Medicare parts A, B, C, D. Most of us have heard the terms mentioned but what does each part actually mean? To explain, let’s get back to the basics first. What is Medicare? Medicare is a U.S. federal health program that is divided into two main parts, Medicare Part A and B. Health-care costs are expensive. As we age those costs tend to increase, to the point that at times it may seem that it will lead you to go broke. Medicare is the response to this need. It is meant to assist seniors, those 65 and older (and for people with certain disabilities) to have medical coverage.
This guide was written to help clear up some of the confusion about Medicare, I am the first to admit that it can be confusing. However, it is an important part of successful retirement planning. Understanding Medicare, the in’s and out’s of what it does and does not cover is very important. It may seem easier at times to put off things we do not want to think about, medical costs and possible future illnesses included, but after reading this guide you will have a better understanding of what your options are.
Medicare can be as simple as the A B C’s, maybe that is why they named the different Medicare parts A, B, C, and D. It’s up to you, and possibly a trusted agent, to gather the information you need to choose the right medical coverage for you. Let’s break down each one.
Medicare Part A: Pays for hospital stays and some home health and hospice care
Medicare Part B: Pays for doctor visits and care. It also covers some other health needs such as flu shots and walkers.
Medicare Part C: Is the Medicare Advantage plan
Medicare Part D: Covers medications prescribed by doctors
Now that we’ve gotten that out of the way let dig a little deeper into what is Medicare parts A and B.
Medicare Part A
Medicare Part A is health insurance provided by the federal government. It was put into place to assist with some of the acquired costs during treatment in a hospital and other inpatient facilities.

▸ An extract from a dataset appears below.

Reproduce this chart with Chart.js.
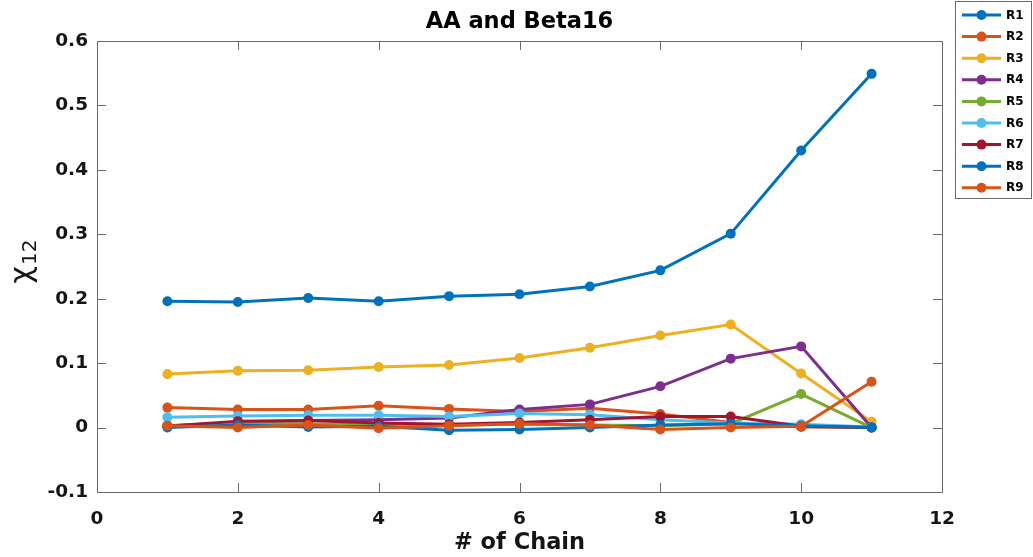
<!DOCTYPE html>
<html><head><meta charset="utf-8">
<script src="https://cdn.jsdelivr.net/npm/chart.js@4.4.0/dist/chart.umd.min.js"></script>
<style>html,body{margin:0;padding:0;background:#fff;} #wrap{width:1033px;height:557px;position:relative;}</style>
</head><body><div id="wrap"><canvas id="c" width="1033" height="557"></canvas></div>
<script>
const chartTitle = 'AA and Beta16';
const xAxisTitle = '# of Chain';
const yAxisSymbol = 'χ';
const yAxisSub = '12';
const chains = [1,2,3,4,5,6,7,8,9,10,11];
const xTickLabels = ['0','2','4','6','8','10','12'];
const yTickLabels = ['-0.1','0','0.1','0.2','0.3','0.4','0.5','0.6'];
const seriesNames = ['R1','R2','R3','R4','R5','R6','R7','R8','R9'];
const R1 = [0.196, 0.195, 0.201, 0.196, 0.204, 0.207, 0.219, 0.244, 0.301, 0.430, 0.549];
const R2 = [0.031, 0.028, 0.028, 0.034, 0.029, 0.025, 0.030, 0.021, 0.008, 0.001, 0.000];
const R3 = [0.083, 0.088, 0.089, 0.094, 0.097, 0.108, 0.124, 0.143, 0.160, 0.084, 0.009];
const R4 = [0.003, 0.008, 0.011, 0.012, 0.015, 0.028, 0.036, 0.064, 0.107, 0.126, 0.000];
const R5 = [0.003, 0.006, 0.006, 0.004, 0.004, 0.005, 0.004, 0.003, 0.006, 0.052, 0.000];
const R6 = [0.016, 0.018, 0.019, 0.019, 0.017, 0.022, 0.020, 0.012, 0.007, 0.005, 0.001];
const R7 = [0.002, 0.010, 0.011, 0.007, 0.005, 0.008, 0.012, 0.017, 0.017, 0.002, 0.000];
const R8 = [0.000, 0.004, 0.001, 0.002, -0.004, -0.003, 0.000, 0.004, 0.006, 0.003, 0.000];
const R9 = [0.003, 0.000, 0.004, -0.001, 0.003, 0.006, 0.004, -0.003, 0.000, 0.002, 0.071];
const seriesValues = [R1,R2,R3,R4,R5,R6,R7,R8,R9];
const seriesColors = ['#0072BD','#D95319','#EDB120','#7E2F8E','#77AC30','#4DBEEE','#A2142F','#0072BD','#D95319'];

const FONT = "'DejaVu Sans', 'Liberation Sans', Arial, sans-serif";
const AXIS_COLOR = '#6b6b6b';
const TEXT_COLOR = '#151515';

const datasets = seriesNames.map((name, i) => ({
  label: name,
  data: chains.map((c, j) => ({x: c, y: seriesValues[i][j]})),
  borderColor: seriesColors[i],
  backgroundColor: seriesColors[i],
  pointBackgroundColor: seriesColors[i],
  pointBorderColor: seriesColors[i],
  borderWidth: 3,
  pointRadius: 5,
  pointBorderWidth: 0,
  tension: 0,
  order: seriesNames.length - i,
  clip: false
}));

const boxPlugin = {
  id: 'boxPlugin',
  afterDatasetsDraw(chart) {
    const {ctx, chartArea: a, scales} = chart;
    ctx.save();
    ctx.strokeStyle = AXIS_COLOR;
    ctx.lineWidth = 1;
    ctx.beginPath();
    ctx.rect(Math.round(a.left) + 0.5, Math.round(a.top) + 0.5, Math.round(a.right - a.left), Math.round(a.bottom - a.top));
    ctx.stroke();
    const tl = 9;
    ctx.beginPath();
    scales.x.ticks.forEach(t => {
      const px = Math.round(scales.x.getPixelForValue(t.value)) + 0.5;
      ctx.moveTo(px, a.bottom); ctx.lineTo(px, a.bottom - tl);
      ctx.moveTo(px, a.top); ctx.lineTo(px, a.top + tl);
    });
    scales.y.ticks.forEach(t => {
      const py = Math.round(scales.y.getPixelForValue(t.value)) + 0.5;
      ctx.moveTo(a.left, py); ctx.lineTo(a.left + tl, py);
      ctx.moveTo(a.right, py); ctx.lineTo(a.right - tl, py);
    });
    ctx.stroke();
    ctx.restore();
  },
  afterDraw(chart) {
    const {ctx, chartArea: a} = chart;
    ctx.save();
    // title
    ctx.fillStyle = '#000';
    ctx.font = "bold 22.5px " + FONT;
    ctx.textAlign = 'center';
    ctx.textBaseline = 'alphabetic';
    ctx.fillText(chartTitle, (a.left + a.right) / 2, 28);
    // y axis label
    ctx.translate(23, 262);
    ctx.rotate(-Math.PI / 2);
    ctx.font = "30px " + FONT;
    const w1 = ctx.measureText(yAxisSymbol).width;
    ctx.font = "20px " + FONT;
    const w2 = ctx.measureText(yAxisSub).width;
    const start = -(w1 + w2) / 2;
    ctx.textAlign = 'left';
    ctx.textBaseline = 'middle';
    ctx.fillStyle = TEXT_COLOR;
    ctx.font = "30px " + FONT;
    ctx.fillText(yAxisSymbol, start, 0);
    ctx.font = "20px " + FONT;
    ctx.fillText(yAxisSub, start + w1 + 1, 8);
    ctx.restore();
    // legend
    ctx.save();
    const lx = 955, ly = 1, lw = 76, lh = 197;
    ctx.fillStyle = '#fff';
    ctx.fillRect(lx, ly, lw, lh);
    ctx.strokeStyle = AXIS_COLOR;
    ctx.lineWidth = 1;
    ctx.strokeRect(lx + 0.5, ly + 0.5, lw, lh);
    chart.data.datasets.forEach((ds, i) => {
      const y = 15 + i * 21.6;
      ctx.strokeStyle = ds.borderColor;
      ctx.lineWidth = 3;
      ctx.beginPath();
      ctx.moveTo(962, y); ctx.lineTo(1001, y);
      ctx.stroke();
      ctx.fillStyle = ds.borderColor;
      ctx.beginPath();
      ctx.arc(981.5, y, 5, 0, Math.PI * 2);
      ctx.fill();
      ctx.fillStyle = '#000';
      ctx.font = "bold 12px " + FONT;
      ctx.textAlign = 'left';
      ctx.textBaseline = 'middle';
      ctx.fillText(ds.label, 1006, y + 0.5);
    });
    ctx.restore();
  }
};

new Chart(document.getElementById('c'), {
  type: 'line',
  data: { datasets },
  options: {
    responsive: false,
    animation: false,
    devicePixelRatio: 1,
    layout: { padding: { top: 41, right: 91, left: 0, bottom: 0 } },
    plugins: { legend: { display: false }, title: { display: false }, tooltip: { enabled: false } },
    scales: {
      x: {
        type: 'linear', min: 0, max: 12,
        ticks: { stepSize: 2, padding: 16, color: TEXT_COLOR, font: { family: FONT, size: 18.5, weight: 'bold' },
          callback: (v, i) => xTickLabels[i], maxRotation: 0 },
        grid: { display: false, drawTicks: false },
        border: { display: false },
        title: { display: true, text: xAxisTitle, color: TEXT_COLOR, font: { family: FONT, size: 22.5, weight: 'bold' }, padding: { top: 0, bottom: 0 } },
        afterFit: s => { s.height = 65; }
      },
      y: {
        type: 'linear', min: -0.1, max: 0.6,
        ticks: { stepSize: 0.1, padding: 9, color: TEXT_COLOR, font: { family: FONT, size: 18.5, weight: 'bold' },
          callback: (v, i) => yTickLabels[i] },
        grid: { display: false, drawTicks: false },
        border: { display: false },
        afterFit: s => { s.width = 97; }
      }
    }
  },
  plugins: [boxPlugin]
});
</script>
</body></html>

Most people do not pay a monthly premium for Part A (fun fact it is also known as “premium-free Part A”). Americans with a work history of 10 years or more, or those married to someone with a 10-year work history will have Part A provided to them free of charge. Although you do not pay a monthly premium, you typically pay a coinsurance for the services you receive.
2022 costs at a glance
|Part A Hospital Inpatient deductible and coinsurance
|$1,556 deductible for each benefit period
|Days 1-60: $0 coinsurance for each benefit period
|Days 61-90: $389 coinsurance per day of each benefit period
|Days 91 and beyond: $778 coinsurance per each “lifetime reserve day” after day 90 for each benefit period (up to 60 days over your lifetime)

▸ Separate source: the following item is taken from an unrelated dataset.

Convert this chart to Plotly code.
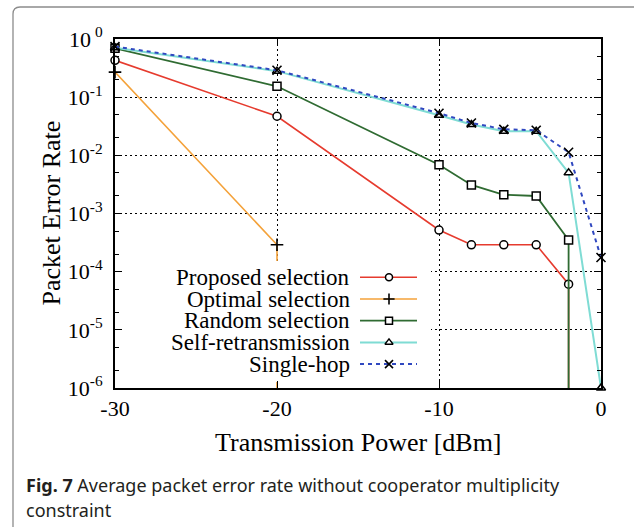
import plotly.graph_objects as go

# ---- data: average packet error rate vs. transmission power ----
power_dbm = [-30, -20, -10, -8, -6, -4, -2, 0]
per_proposed = [0.43, 0.047, 5.2e-4, 2.9e-4, 2.9e-4, 2.9e-4, 6.1e-5]
per_optimal = [0.27, 2.9e-4]
per_random = [0.69, 0.154, 6.9e-3, 3.1e-3, 2.1e-3, 2.0e-3, 3.5e-4]
per_self = [0.71, 0.28, 0.049, 0.034, 0.026, 0.026, 5.0e-3, 1.0e-6]
per_single = [0.74, 0.29, 0.053, 0.036, 0.028, 0.027, 0.0113, 1.75e-4]
# error-free operation: the curve leaves the bottom of the log axis
no_error = 1e-9

series_names = ["Proposed selection", "Optimal selection", "Random selection",
                "Self-retransmission", "Single-hop"]
x_ticks = [-30, -20, -10, 0]
x_tick_text = ["-30", "-20", "-10", "0"]
y_ticks = [1e-6, 1e-5, 1e-4, 1e-3, 1e-2, 1e-1, 1]
y_tick_text = ["10<sup>-6</sup>", "10<sup>-5</sup>", "10<sup>-4</sup>", "10<sup>-3</sup>",
               "10<sup>-2</sup>", "10<sup>-1</sup>", "10<sup> 0</sup>"]

# ---- styling ----
W, H = 634, 527
ML, MR, MT, MB = 115, 33, 39, 139
SERIF = "Liberation Serif, Times New Roman, serif"
styles = [
    dict(color="#e63b2e", width=1.6, dash="solid", symbol="circle"),
    dict(color="#f4a23a", width=1.6, dash="solid", symbol="cross-thin"),
    dict(color="#2f6b32", width=1.8, dash="solid", symbol="square"),
    dict(color="#7fdcd4", width=2.0, dash="solid", symbol="triangle-up"),
    dict(color="#3048c0", width=2.0, dash="4px,4px", symbol="x-thin"),
]


def px_x(px):
    return (px - ML) / (W - ML - MR)


def px_y(py):
    return (H - MB - py) / (H - MT - MB)


def marker_for(st, size=8):
    if st["symbol"] in ("cross-thin", "x-thin"):
        return dict(symbol=st["symbol"], size=size + 1, color="black",
                    line=dict(color="black", width=1.6))
    return dict(symbol=st["symbol"], size=size, color="white",
                line=dict(color="black", width=1.5))


curves = [
    (power_dbm[:7] + [-2], per_proposed + [no_error]),
    (power_dbm[:2] + [-20], per_optimal + [no_error]),
    (power_dbm[:7] + [-2], per_random + [no_error]),
    (power_dbm, per_self),
    (power_dbm, per_single),
]

fig = go.Figure()
for (xs, ys), st, name in zip(curves, styles, series_names):
    fig.add_trace(go.Scatter(
        x=xs, y=ys, name=name, mode="lines+markers", cliponaxis=False,
        line=dict(color=st["color"], width=st["width"], dash=st["dash"]),
        marker=marker_for(st), showlegend=False, hoverinfo="skip"))

# ---- key: opaque box with samples on an overlay in pixel units ----
key_rows = [277.3, 299.0, 320.7, 342.4, 364.1]
fig.add_trace(go.Scatter(
    x=[116.5, 431, 431, 116.5, 116.5], y=[261, 261, 382, 382, 261],
    xaxis="x2", yaxis="y2", mode="lines", fill="toself", fillcolor="white",
    line=dict(width=0, color="white"), showlegend=False, hoverinfo="skip"))
for row, st in zip(key_rows, styles):
    fig.add_trace(go.Scatter(
        x=[360, 417], y=[row, row], xaxis="x2", yaxis="y2", mode="lines",
        line=dict(color=st["color"], width=st["width"], dash=st["dash"]),
        showlegend=False, hoverinfo="skip"))
    fig.add_trace(go.Scatter(
        x=[389], y=[row], xaxis="x2", yaxis="y2", mode="markers",
        marker=marker_for(st, 7), showlegend=False, hoverinfo="skip"))

annotations = []
for row, name in zip(key_rows, series_names):
    annotations.append(dict(
        x=px_x(352), y=px_y(row), xref="paper", yref="paper", text=name,
        showarrow=False, xanchor="right", yanchor="middle",
        font=dict(family=SERIF, size=23, color="black")))

# axis titles
annotations.append(dict(
    x=px_x(358), y=px_y(443), xref="paper", yref="paper",
    text="Transmission Power [dBm]", showarrow=False,
    xanchor="center", yanchor="middle",
    font=dict(family=SERIF, size=26, color="black")))
annotations.append(dict(
    x=px_x(51), y=px_y(213.5), xref="paper", yref="paper",
    text="Packet Error Rate", showarrow=False, textangle=-90,
    xanchor="center", yanchor="middle",
    font=dict(family=SERIF, size=26, color="black")))

# caption
CAP = "Noto Sans, Open Sans, sans-serif"
annotations.append(dict(
    x=px_x(24), y=px_y(485), xref="paper", yref="paper",
    text="<b>Fig. 7</b> Average packet error rate without cooperator multiplicity",
    showarrow=False, xanchor="left", yanchor="middle",
    font=dict(family=CAP, size=18, color="#231f20")))
annotations.append(dict(
    x=px_x(24), y=px_y(510), xref="paper", yref="paper",
    text="constraint", showarrow=False, xanchor="left", yanchor="middle",
    font=dict(family=CAP, size=18, color="#231f20")))

# rounded outer frame
fx0, fy0, r = 13, 7, 7
frame_path = (f"M {px_x(fx0)},{px_y(560)} L {px_x(fx0)},{px_y(fy0 + r)} "
              f"Q {px_x(fx0)},{px_y(fy0)} {px_x(fx0 + r)},{px_y(fy0)} "
              f"L {px_x(660)},{px_y(fy0)}")
shapes = [dict(type="path", path=frame_path, xref="paper", yref="paper",
               line=dict(color="#8c8c8c", width=1.3), layer="below")]

axis_common = dict(
    ticks="inside", ticklen=7, tickwidth=1.3, tickcolor="black",
    mirror="allticks", showline=True, linewidth=2, linecolor="black",
    showgrid=True, gridcolor="black", gridwidth=1, griddash="2px,3px",
    zeroline=False, layer="above traces",
    tickfont=dict(family=SERIF, size=22, color="black"),
)

minor_vals = [m * 10.0 ** e for e in range(-6, 0) for m in (2, 5)]

fig.update_layout(
    width=W, height=H,
    margin=dict(l=ML, r=MR, t=MT, b=MB),
    paper_bgcolor="white", plot_bgcolor="white",
    showlegend=False,
    xaxis=dict(range=[-30, 0], tickmode="array", tickvals=x_ticks,
               ticktext=x_tick_text, ticklabelstandoff=0, **axis_common),
    yaxis=dict(type="log", range=[-6, 0], tickmode="array", tickvals=y_ticks,
               ticktext=y_tick_text, ticklabelstandoff=6,
               minor=dict(ticks="inside", ticklen=4, tickcolor="black",
                          tickmode="array", tickvals=minor_vals, showgrid=False),
               **axis_common),
    xaxis2=dict(overlaying="x", range=[ML, W - MR], visible=False, fixedrange=True),
    yaxis2=dict(overlaying="y", range=[H - MB, MT], visible=False, fixedrange=True),
    annotations=annotations,
    shapes=shapes,
)

fig.write_html("out.html")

|Beyond lifetime reserve days: all costs
Now that you know about what Part A is. You may be asking how do you sign up for this? Some people will be automatically signed up for this while others should go to https://www.ssa.gov/medicare.com. In most cases, if you are automatically enrolled depends on whether you are getting social security benefits.
Medicare Part B
Medicare Part B is health insurance provided by the federal government. Let’s get through the textbook definition first. Medicare Part B is part of Original Medicare and covers some expenses of medical services and supplies that are medically necessary to treat your health condition. Part B covers things like lab work, doctor visits, and medical equipment.
In contrast to Part A, beneficiaries do have to pay a premium for Medicare Part B. (Standard premium being $170.10 a month in 2022) You want to be sure that you enroll at the right time. Open enrollment begins three months before the month of an individual’s 65th birthday and continues for three months afterward.
Many people choose to receive their Part A and B benefits through Original Medicare. Original Medicare is the traditional Medicare program most of us associate with when we hear the term, where the government pays directly for the health care services you receive.
Prescription Drug Coverage Under Original Medicare
What about drug coverage? If you want prescription drug coverage with Original Medicare, that is where a Part D (PDP) will come in. You will need to join a stand-alone Medicare private drug plan.